The ideal candidate will have the following skills:


  • Practical experience using MATLAB Financial Toolbox
  • Deep understanding of statistics, statistical modeling, and time series analysis
  • Deep understanding of financial theory Modern Portfolio Theory, Capital Asset Pricing Model, Black-Litterman
  • Ability to work on a diverse team that is entrepreneurial and data-driven by nature
  • A willingness to learn additional programming languages as needed
  • Ability to explain complex financial research and algorithms to non-financially trained teammates and customers
  • Intense desire to use data to Help the World Invest. Better.

Helpful but not required:

  • SQL and query writing experience
  • Experience with MATLAB GUI design
  • Experience working with and cleaning raw financial data
  • Experience working with a development team (not just a research team)
  • CFA preferred
  • Confident, strange, and humble


The Motley Fool, Inc. provides equal opportunity to all employees on the basis of individual performance and qualification without regard to race, sex, marital status, religion, color, age, national origin, non-job-related handicap or disability, sexual orientation, or other protected factor.

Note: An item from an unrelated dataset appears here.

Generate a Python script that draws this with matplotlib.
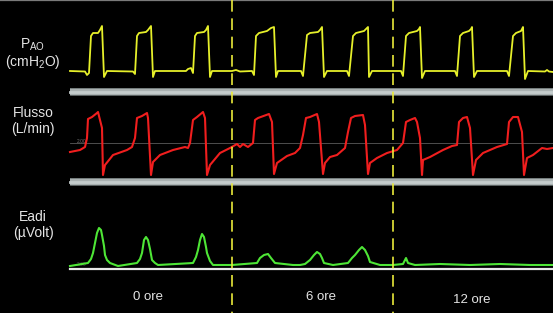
import numpy as np
import matplotlib.pyplot as plt
from matplotlib.patches import Rectangle

# ---------------------------------------------------------
# Traces (screen units)
# ---------------------------------------------------------
paw_t = [70, 85, 87, 89, 91, 93, 98, 100, 102, 104, 107,
         133, 135, 137, 139, 146, 148, 151, 153, 155,
         186, 188, 191, 193, 195, 197, 204, 206, 208, 210, 212,
         232, 236, 240, 252, 254, 256, 259, 267, 271, 274, 276, 278,
         301, 303, 307, 310, 318, 320, 322, 324, 327,
         347, 349, 353, 356, 364, 366, 368, 369, 372,
         401, 403, 406, 409, 417, 419, 420, 422, 425,
         455, 457, 460, 463, 469, 471, 472, 474, 477,
         507, 509, 513, 516, 521, 522, 523, 525, 528, 545, 547, 549, 553]
paw_v = [71, 71.5, 75, 73, 36, 33, 33, 30, 26, 77, 71,
         71.5, 74, 36, 33, 32, 30, 26, 77, 71,
         71, 69, 68, 73, 36, 33, 32, 30, 26, 77, 71,
         71, 70, 71.5, 71, 75, 36, 33, 31, 28, 27, 77, 71,
         71, 76, 35, 33, 32, 30, 27, 77, 71,
         71, 76, 36, 33, 31, 29, 27, 77, 71,
         71, 76, 36, 33, 31, 29, 27, 78, 71,
         71, 76, 36, 33, 31, 29, 27, 77, 71,
         71, 76, 36, 33, 31, 29, 27, 79, 71, 71.5, 70, 71.5, 72]

flow_t = [70, 80, 85, 87, 88, 92, 97, 98, 102, 103, 105, 113, 127, 132,
          135, 137, 142, 147, 148, 151, 153, 160, 173, 185, 188, 190,
          193, 197, 203, 205, 207, 210, 220, 230, 237, 240, 243, 248, 253,
          255, 258, 269, 272, 274, 277, 287, 295, 300,
          303, 306, 310, 317, 319, 323, 325, 330, 337, 345,
          348, 351, 355, 363, 365, 368, 370, 377, 387, 397,
          403, 406, 410, 415, 417, 420, 422, 423, 430, 443, 452, 457,
          459, 463, 467, 470, 473, 476, 483, 497, 507,
          509, 513, 518, 522, 524, 527, 533, 542, 547, 553]
flow_v = [152, 150, 147, 138, 119, 117, 113, 112, 128, 175, 165, 155, 150, 147,
          138, 118, 116, 113, 118, 175, 162, 155, 150, 147, 148, 143,
          120, 117, 112, 118, 175, 165, 153, 148, 144, 147, 144, 147, 143,
          120, 118, 114, 122, 174, 163, 156, 153, 148,
          135, 118, 117, 114, 122, 174, 163, 157, 155, 148,
          132, 118, 116, 115, 125, 174, 163, 158, 153, 150,
          143, 122, 120, 118, 122, 138, 175, 160, 157, 150, 146, 145,
          122, 118, 117, 128, 175, 160, 153, 147, 144,
          122, 117, 117, 132, 175, 158, 155, 148, 149, 148]

eadi_t = [70, 88, 91, 93, 95, 97, 99, 101, 102, 104, 105, 107, 110, 118,
          137, 140, 142, 144, 146, 148, 150, 152, 155, 158,
          193, 196, 198, 200, 202, 204, 206, 207, 210, 213, 232,
          257, 260, 264, 268, 271, 275,
          293, 300, 305, 310, 314, 317, 320, 322, 324, 333,
          348, 352, 355, 359, 362, 365, 368, 370, 380, 393,
          403, 405, 406, 408, 415, 440, 470, 500, 530, 553]
eadi_v = [266, 263, 259, 253, 243, 233, 228, 230, 235, 246, 255, 260, 263, 266,
          263, 259, 253, 240, 237, 240, 249, 260, 263, 265,
          263, 257, 250, 240, 234, 237, 247, 253, 261, 265, 265,
          263, 258, 255, 254, 258, 263,
          265, 265, 264, 260, 255, 252, 254, 258, 263, 265,
          263, 258, 255, 250, 247, 250, 256, 262, 265, 265,
          264, 260, 258, 263, 265, 264, 265, 264, 265, 265]

dash_x = [232, 393]
trace_labels = [("P$_\\mathregular{AO}$", "(cmH$_\\mathregular{2}$O)"),
                ("Flusso", "(L/min)"),
                ("Eadi", "(\u00b5Volt)")]
label_y = [(45, 62), (113, 129), (217, 233)]
session_labels = ["0 ore", "6 ore", "12 ore"]
session_x = [148, 321, 472]
session_y = [297, 297, 300]

# ---------------------------------------------------------
# Figure
# ---------------------------------------------------------
plt.rcParams['font.family'] = ['Liberation Sans', 'DejaVu Sans']
fig = plt.figure(figsize=(5.53, 3.13), dpi=100, facecolor='black')
ax = fig.add_axes([0, 0, 1, 1])
ax.set_facecolor('black')
ax.set_xlim(0, 553)
ax.set_ylim(313, 0)
ax.axis('off')

# top border line
ax.plot([0, 553], [0.4, 0.4], color='#7a7a7a', lw=0.9)

# separator bars between channels
for y0 in (88, 178):
    ax.add_patch(Rectangle((70, y0), 483, 7, facecolor='#a9b1b1',
                           edgecolor='none', zorder=2))
    ax.plot([70, 553], [y0 + 3.5, y0 + 3.5], color='#c4cccc', lw=2, zorder=2)
    ax.plot([70, 553], [y0, y0], color='#6c7474', lw=0.6, zorder=2)
    ax.plot([70, 553], [y0 + 7, y0 + 7], color='#6c7474', lw=0.6, zorder=2)

# flow zero line and Eadi baseline
ax.plot([70, 553], [143, 143], color='#5a5a5a', lw=0.6, zorder=1)
ax.text(77, 141.5, "2.00", color='#707070', fontsize=3.5, va='center')
ax.plot([70, 553], [269, 269], color='#e8e8e8', lw=1.6, zorder=1)
ax.text(77, 265, "2.00", color='#505050', fontsize=3.5, va='center')

# traces
ax.plot(paw_t, paw_v, color='#e6f02a', lw=1.3, zorder=3)
ax.plot(flow_t, flow_v, color='#f01e1e', lw=1.5, zorder=3)
ax.plot(eadi_t, eadi_v, color='#4ee636', lw=1.5, zorder=3)

# session separators
for x in dash_x:
    ax.plot([x, x], [0, 313], color='#eaea3a', lw=1.2, ls=(0, (7, 4)), zorder=4)

# channel labels
for (l1, l2), (y1, y2) in zip(trace_labels, label_y):
    ax.text(33, y1, l1, color='#e4e4e4', fontsize=10, ha='center', va='center')
    ax.text(33, y2, l2, color='#e4e4e4', fontsize=10, ha='center', va='center')

for s, x, y in zip(session_labels, session_x, session_y):
    ax.text(x, y, s, color='#e4e4e4', fontsize=9.5, ha='center', va='center')

fig.savefig('out.png', dpi=100, facecolor='black')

We should, however, make you aware that there is one notable exception to this policy. It is our strict and earnest intention — and the company’s historical record will bear this out — we will never hire any of the following: cyborgs, robots, replicants, or morlocks. Now keep in mind we are well aware that all of the aforementioned have intentions of world domination in the future, but as of now we have no place for them at The Motley Fool … unless the year is 2122 and the revolution has already occurred. If that is the case we welcome our new cyborg, robot, replicant, or morlock rulers!!! Perhaps we have said too much?